As I have mentioned I have added Majikwoid and Argo to the websites I check each afternoon and even if there are no new entries I read some of the older ones until I catch up.
A few days ago at Argo I read the entry about Winslow Homer’s Maritime Masterpieces. I am familiar with many of Homer’s paintings and watercolors and once claimed to be attempting to reenact his ‘The Gulf Stream’ when I lost the headstay on RESURGAM off North Carolina. That was an exaggeration. No sharks. No waterspout. And I was able quickly to use a spare halyard to keep the mast up and sail down wind to anchor off Beaufort.
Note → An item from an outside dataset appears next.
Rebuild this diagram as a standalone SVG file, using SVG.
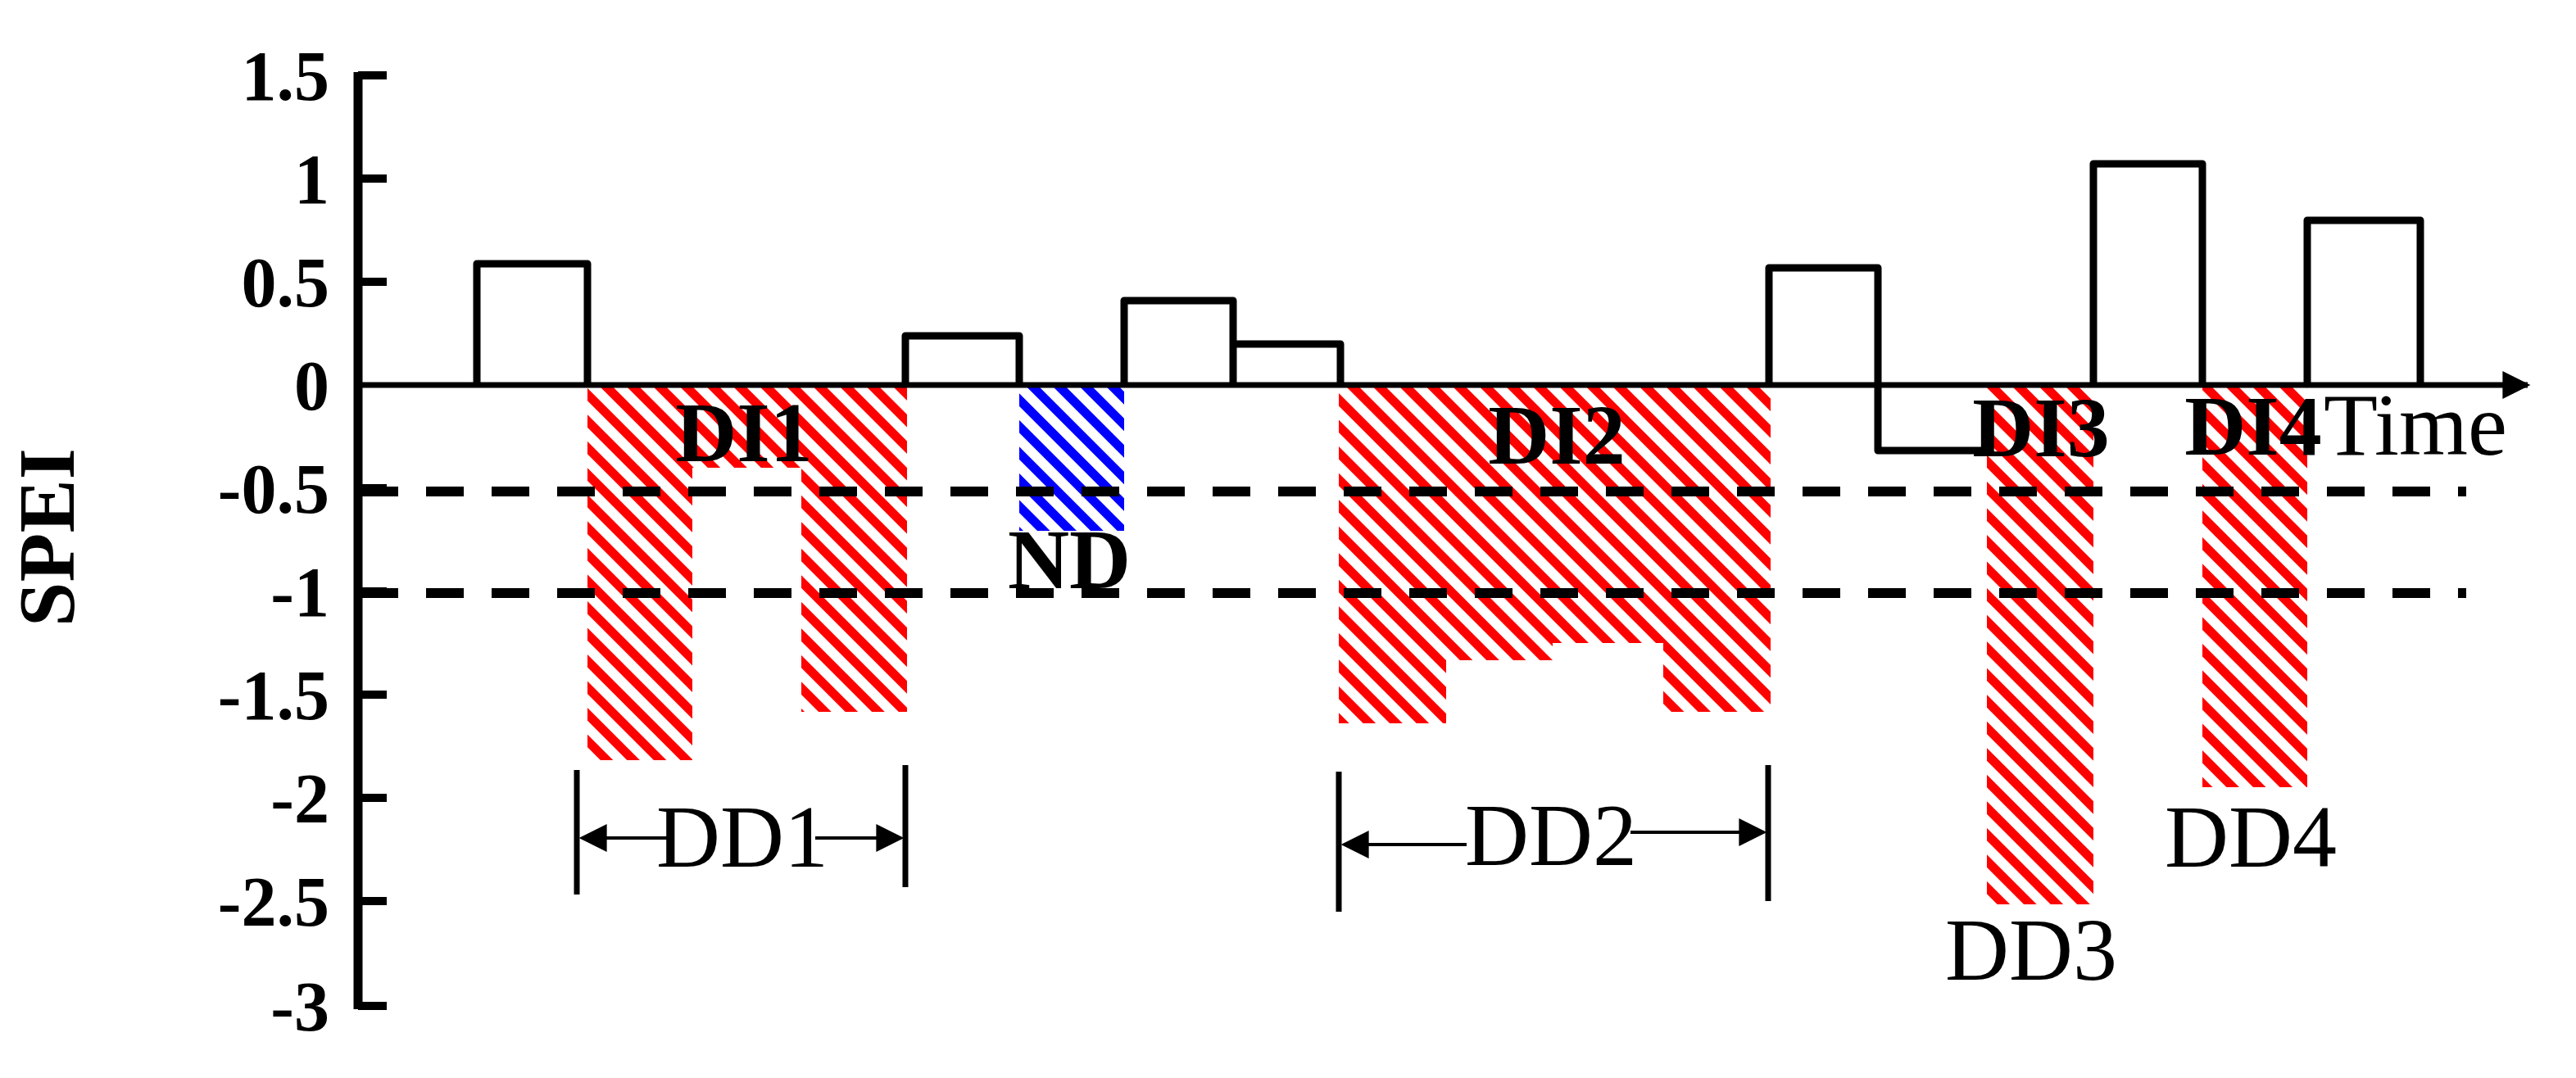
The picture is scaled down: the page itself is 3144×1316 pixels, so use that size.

But some of the works shown in the article are new to me. I particularly like the one at the top which is titled ‘Blown Away’. And another, ‘Winter at Sea—Taking In Sail Off the Coast—reminds me why I would not have done well during that age of sail. I don’t like heights.
Two poems 1200 years apart.
The first by Du Fu, 712-770.
The second by Edwin Brock 1927-1997, which I may have posted here a few years ago.
Du Fu and his contemporary, Li Bai, are among the most illustrious of Chinese poets. They meet a few times and each wrote poems about the other. One by Du Fu, ‘Dreaming of Li Bai’ ends:
Immortal fame, hard to enjoy in the tomb,
Will not replace joys that were never lived.